For a dog suffering from short spine, the vertebral column fails to harden properly to form bone. This results in compression of the vertebrae, and thus, severe shortening of the entire spine. Unfortunately, it cannot be fixed with surgery. Sometimes the vertebrae can even become fused, not only making the spine inflexible, but causing the animal's head to collapse into the shoulder blades.

Sara Anderson, the large-breed foster coordinator for Secondhand Hounds, said she was contacted to take Quasi because of her love of special-needs dogs.

Born different but never knowing any other way, he seeks to please the people who have shown him kind hands and warm hearts, Anderson said in an interview with WTVR.com (this link has pictures of Quasi).

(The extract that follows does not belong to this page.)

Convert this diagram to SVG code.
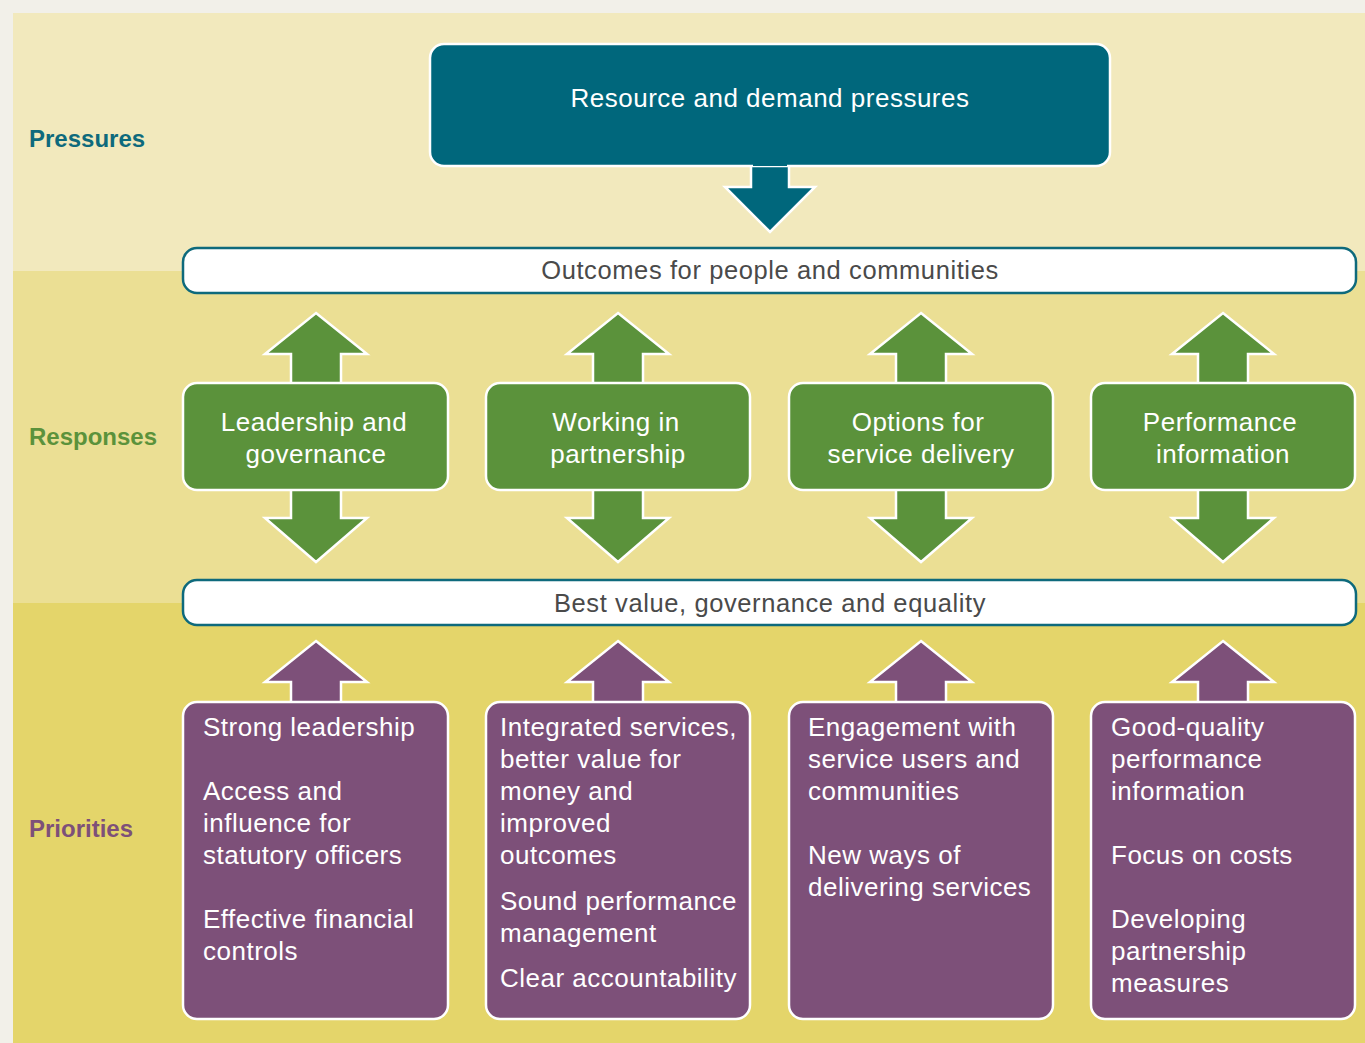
<svg xmlns="http://www.w3.org/2000/svg" width="1365" height="1043" viewBox="0 0 1365 1043">
<style>
.lbl{font-family:"Liberation Sans",Arial,sans-serif;font-weight:bold;font-size:24px}
.wt{font-family:"Liberation Sans",Arial,sans-serif;font-size:26px;fill:#fff;letter-spacing:0.5px}
.bar{fill:#fff;stroke:#0e6a7c;stroke-width:2.5}
.bt{font-family:"Liberation Sans",Arial,sans-serif;font-size:25.5px;fill:#4a4a4a;text-anchor:middle;letter-spacing:0.6px}
.g{fill:#5b923b;stroke:#fff;stroke-width:2.5}
.p{fill:#7d5079;stroke:#fff;stroke-width:2.5}
.mid{text-anchor:middle}
</style>
<defs>
<path id="upArr" d="M0,-1 L51,40 L25,40 L25,72 L-25,72 L-25,40 L-51,40 Z"/>
<path id="dnArr" d="M-25,-2 L25,-2 L25,28 L51,28 L0,72 L-51,28 L-25,28 Z"/>
</defs>
<rect x="0" y="0" width="1365" height="1043" fill="#f2f0e9"/>
<rect x="13" y="13" width="1352" height="258" fill="#f2e9bd"/>
<rect x="13" y="271" width="1352" height="332" fill="#ebdf94"/>
<rect x="13" y="603" width="1352" height="440" fill="#e4d56a"/>

<text class="lbl" x="29" y="147" fill="#0e6a7c">Pressures</text>
<text class="lbl" x="29" y="445" fill="#5b923b">Responses</text>
<text class="lbl" x="29" y="837" fill="#7d5079">Priorities</text>

<g id="connectors">
<path d="M751,164 L751,187 L725,187 L770,232 L815,187 L789,187 L789,164 Z" fill="#00677c" stroke="#fff" stroke-width="2.5"/>
<use href="#upArr" class="g" transform="translate(316,314)"/>
<use href="#upArr" class="g" transform="translate(618,314)"/>
<use href="#upArr" class="g" transform="translate(921,314)"/>
<use href="#upArr" class="g" transform="translate(1223,314)"/>
<use href="#dnArr" class="g" transform="translate(316,490)"/>
<use href="#dnArr" class="g" transform="translate(618,490)"/>
<use href="#dnArr" class="g" transform="translate(921,490)"/>
<use href="#dnArr" class="g" transform="translate(1223,490)"/>
<use href="#upArr" class="p" transform="translate(316,642)"/>
<use href="#upArr" class="p" transform="translate(618,642)"/>
<use href="#upArr" class="p" transform="translate(921,642)"/>
<use href="#upArr" class="p" transform="translate(1223,642)"/>
</g>

<g id="pressures">
<rect x="430" y="44" width="680" height="122" rx="14" fill="#00677c" stroke="#fff" stroke-width="2.5"/>
<path d="M753,164 L787,164" stroke="#00677c" stroke-width="4"/>
<text class="wt mid" x="770" y="107">Resource and demand pressures</text>
</g>

<g id="outcomes">
<rect class="bar" x="183" y="248" width="1173" height="45" rx="14"/>
<text class="bt" x="770" y="279">Outcomes for people and communities</text>
</g>

<g id="bestvalue">
<rect class="bar" x="183" y="580" width="1173" height="45" rx="14"/>
<text class="bt" x="770" y="612">Best value, governance and equality</text>
</g>

<g id="resp1">
<rect class="g" x="183" y="383" width="265" height="107" rx="14"/>
<text class="wt mid" x="314" y="431">Leadership and</text>
<text class="wt mid" x="316" y="463">governance</text>
</g>
<g id="resp2">
<rect class="g" x="486" y="383" width="264" height="107" rx="14"/>
<text class="wt mid" x="616" y="431">Working in</text>
<text class="wt mid" x="618" y="463">partnership</text>
</g>
<g id="resp3">
<rect class="g" x="789" y="383" width="264" height="107" rx="14"/>
<text class="wt mid" x="918" y="431">Options for</text>
<text class="wt mid" x="921" y="463">service delivery</text>
</g>
<g id="resp4">
<rect class="g" x="1091" y="383" width="264" height="107" rx="14"/>
<text class="wt mid" x="1220" y="431">Performance</text>
<text class="wt mid" x="1223" y="463">information</text>
</g>

<g id="prio1">
<rect class="p" x="183" y="702" width="265" height="317" rx="14"/>
<text class="wt" x="203" y="736">Strong leadership</text>
<text class="wt" x="203" y="800">Access and</text>
<text class="wt" x="203" y="832">influence for</text>
<text class="wt" x="203" y="864">statutory officers</text>
<text class="wt" x="203" y="928">Effective financial</text>
<text class="wt" x="203" y="960">controls</text>
</g>
<g id="prio2">
<rect class="p" x="486" y="702" width="264" height="317" rx="14"/>
<text class="wt" x="500" y="736">Integrated services,</text>
<text class="wt" x="500" y="768">better value for</text>
<text class="wt" x="500" y="800">money and</text>
<text class="wt" x="500" y="832">improved</text>
<text class="wt" x="500" y="864">outcomes</text>
<text class="wt" x="500" y="910">Sound performance</text>
<text class="wt" x="500" y="942">management</text>
<text class="wt" x="500" y="987">Clear accountability</text>
</g>
<g id="prio3">
<rect class="p" x="789" y="702" width="264" height="317" rx="14"/>
<text class="wt" x="808" y="736">Engagement with</text>
<text class="wt" x="808" y="768">service users and</text>
<text class="wt" x="808" y="800">communities</text>
<text class="wt" x="808" y="864">New ways of</text>
<text class="wt" x="808" y="896">delivering services</text>
</g>
<g id="prio4">
<rect class="p" x="1091" y="702" width="264" height="317" rx="14"/>
<text class="wt" x="1111" y="736">Good-quality</text>
<text class="wt" x="1111" y="768">performance</text>
<text class="wt" x="1111" y="800">information</text>
<text class="wt" x="1111" y="864">Focus on costs</text>
<text class="wt" x="1111" y="928">Developing</text>
<text class="wt" x="1111" y="960">partnership</text>
<text class="wt" x="1111" y="992">measures</text>
</g>
</svg>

So, essentially Quasimodo is like any other dog -- he can run, jump, play fetch and expect to live a relatively normal lifespan (both in human and dog years). He's just a little funny looking, but lovable. (But then again, isn't every dog?!)

Media coverage of Quasimodo, and his short-spine status, has garnered an outpouring of attention and support. He's currently sporting an impressive 50,000 friends -- and counting -- on his Facebook page.

But Quasimodo isn't the only one recently making spine-related headlines.


Mallory Smith, an eight-year-old girl from the town of Richfield, became the first person in the state to receive a ground-breaking new treatment to help manage her Marfan syndrome. The genetic disorder is characterized by poor connective tissue pervasive throughout one's body, resulting in a variety of problems but scoliosis, or curvature of the spine, is the most common ailment.

The treatment, called MAGEC, was approved by the Food and Drug Administration in 2014. It uses powerful, rare earth metals to facilitate the straightening of a crooked spine -- an unfortunate consequence of a Marfan diagnosis. According to its manufacturers, the metal rod used to brace the spine includes a small internal magnet, which allows the rod to be lengthened by an external controller. This means that, with the exception of the initial implant, there is no surgical maintenance involved for the patient.

According to Mallory's mother, Sandra Smith, it's proven to be a much less painful and invasive alternative to the titanium rods previously required to maintain the third grader's spinal integrity.

"There's a huge difference," Sandra tells the Journal Sentinel. "Instead of staying two to three nights in the hospital, it's a 15-minute procedure. She's not sedated. She can go about her day."

While short-spine syndrome is extremely rare and is specific to animals -- mostly dogs but it has also been seen in pigs -- Marfan syndrome is more prevalent afflicting about one in every 5,000 people.

So, there you have it. Two different, yet overlapping spine-related human interest stories from neighboring states in the northern midwest.